The latest example — the news of which first broke with DC Watch’s blogger and activist Dorothy Brizill’s scathing report in the August 30th issue of TheMail — was of the revelation that the then just appointed Andrea Pringle to serve as the Mayor’s deputy chief of staff had voted in last September’s DC primary election even though she was then a Maryland resident, residing in Bethesda. It simply is not legal for non-residents to vote in DC elections –- every school kid no doubt knows that.

Yet, as Dorothy Brizill pointed out in her follow-up posting in TheMail on September 4th, “Pringle chose to violate the District’s election laws given her background. As her résumé notes, [she] has an extensive background as an elections and political campaign consultant, and has worked on a variety of local and national political campaigns (for example, for Howard Dean, Carol Mosely Braun, Bill Richardson, and Vincent Orange), and in that capacity she would be expected to have gained familiarity with basic election laws and practices — for example, that only duly registered voters can vote, and only in the jurisdiction where they live, and that a voter’s possible intention to move into a jurisdiction at some time in the future does not give a voter the right to vote in that jurisdiction more than a year in advance.”

Now, as it turned out, thanks to Dorothy Brizill’s reporting and her concurrent filing of a complaint with the DC Board of Elections and Ethics asserting that Pringle had violated the DC Corrupt Election Practices Act, followed by further reporting in the Washington Post and City Paper, handed in her resignation as we were preparing our September issue. That being so, it might seem that this discussion is no longer relevant, but we would disagree; Gary Imhoff, the editor of TheMail, best explains why we say the matter is not moot, notwithstanding her resignation:

“One person who does not understand . . . is [Ward 6] Councilmember Tommy Wells. On Friday, September 2, in an interview with Mark Plotkin on WTOP-FM’s ‘The Politics Hour,’ Councilmember Wells excused Pringle’s voting in DC: ‘She thought she was still resident in the District; sometimes people are confused about that. . . . I take her at her word that she did not intend to violate the law.’

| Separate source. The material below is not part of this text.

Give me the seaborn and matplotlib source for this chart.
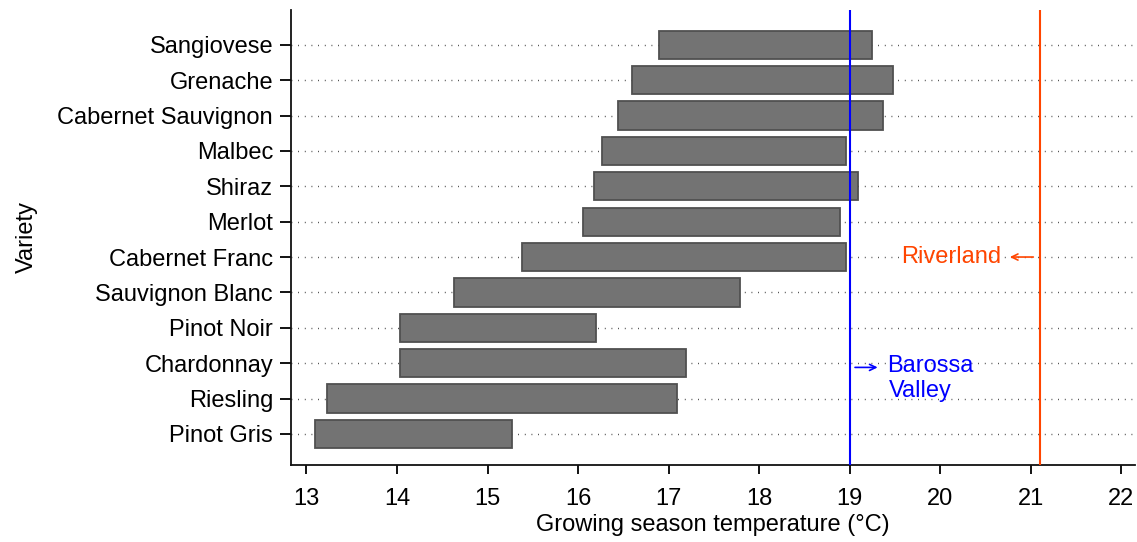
import matplotlib
matplotlib.use("Agg")
import matplotlib.pyplot as plt
import seaborn as sns

# Temperature ranges per variety (bottom to top)
varieties = ["Pinot Gris", "Riesling", "Chardonnay", "Pinot Noir", "Sauvignon Blanc",
             "Cabernet Franc", "Merlot", "Shiraz", "Malbec", "Cabernet Sauvignon",
             "Grenache", "Sangiovese"]
low = [13.09, 13.23, 14.03, 14.03, 14.63, 15.38, 16.05, 16.18, 16.26, 16.44, 16.60, 16.90]
high = [15.27, 17.09, 17.19, 16.20, 17.79, 18.96, 18.89, 19.09, 18.96, 19.37, 19.48, 19.25]

# Region reference temperatures
barossa = 19.0
riverland = 21.1

sns.set_style("ticks")
plt.rcParams['font.family'] = ['Liberation Sans', 'DejaVu Sans']
plt.rcParams['text.color'] = 'black'
plt.rcParams['axes.labelcolor'] = 'black'
plt.rcParams['xtick.color'] = 'black'
plt.rcParams['ytick.color'] = 'black'

fig = plt.figure(figsize=(11.37, 5.42), dpi=100)
ax = fig.add_axes([0.256, 0.142, 0.742, 0.840])

ypos = list(range(len(varieties)))
widths = [h - l for l, h in zip(low, high)]

# dotted guide lines behind bars
for y in ypos:
    ax.axhline(y, color='#333333', linestyle=(0, (0.6, 4.2)), linewidth=1.0, zorder=0)

ax.barh(ypos, widths, left=low, height=0.8, color='#737373',
        edgecolor='#505050', linewidth=1.3, zorder=2)

ax.axvline(barossa, color='#0000FF', linewidth=1.5, zorder=3)
ax.axvline(riverland, color='#FF4500', linewidth=1.5, zorder=3)

fs = 17
arrow = '->, head_length=0.45, head_width=0.22'
# Riverland label with left-pointing arrow
ax.annotate("", xy=(riverland - 0.33, 5), xytext=(riverland - 0.07, 5),
            arrowprops=dict(arrowstyle=arrow, color='#FF4500', lw=1.2,
                            shrinkA=0, shrinkB=0))
ax.text(riverland - 0.42, 5, "Riverland", color='#FF4500', ha='right',
        va='center', fontsize=fs)
# Barossa Valley label with right-pointing arrow
ax.annotate("", xy=(barossa + 0.31, 1.88), xytext=(barossa + 0.06, 1.88),
            arrowprops=dict(arrowstyle=arrow, color='#0000FF', lw=1.2,
                            shrinkA=0, shrinkB=0))
ax.text(barossa + 0.41, 1.92, "Barossa", color='#0000FF', ha='left',
        va='center', fontsize=fs)
ax.text(barossa + 0.43, 1.22, "Valley", color='#0000FF', ha='left',
        va='center', fontsize=fs)

ax.set_yticks(ypos)
ax.set_yticklabels(varieties)
ax.set_xticks(range(13, 23))
ax.set_xlim(12.83, 22.15)
ax.set_ylim(-0.88, 11.99)

ax.set_xlabel("Growing season temperature (\u00b0C)", fontsize=17, labelpad=3)
ax.set_ylabel("Variety", fontsize=17, labelpad=14)
ax.tick_params(axis='both', labelsize=17, width=1.3)
ax.tick_params(axis='y', length=8, pad=5)
ax.tick_params(axis='x', length=6.5, pad=10)

sns.despine(ax=ax)
for s in ['left', 'bottom']:
    ax.spines[s].set_linewidth(1.3)
    ax.spines[s].set_color('#111111')

fig.savefig("out.png", dpi=100)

“Councilmember Wells should know better. His ward, Ward 6, is one of the most impacted by nonresident voters, the ‘Ward 9’ voters who take advantage of a relative’s or a friend’s address, or an old and outdated address of their own, to vote in DC and dilute the votes of legitimate residents. Perhaps some of Councilmember Wells’ constituents could explain to him the ethical issues involved in voting. He could use a little remedial education.”

And, it’s not just Councilmember Wells that might need “remedial educations”; too many questions are being asked about the actions of other members of the Council who surely need more than just “remedial educations”; you know who you are, and so do our readers – and maybe also the U.S. Attorney for the District of Columbia. The voters are watching and, we hope, a vigilant as Dorothy Brizill and Gary Imhoff.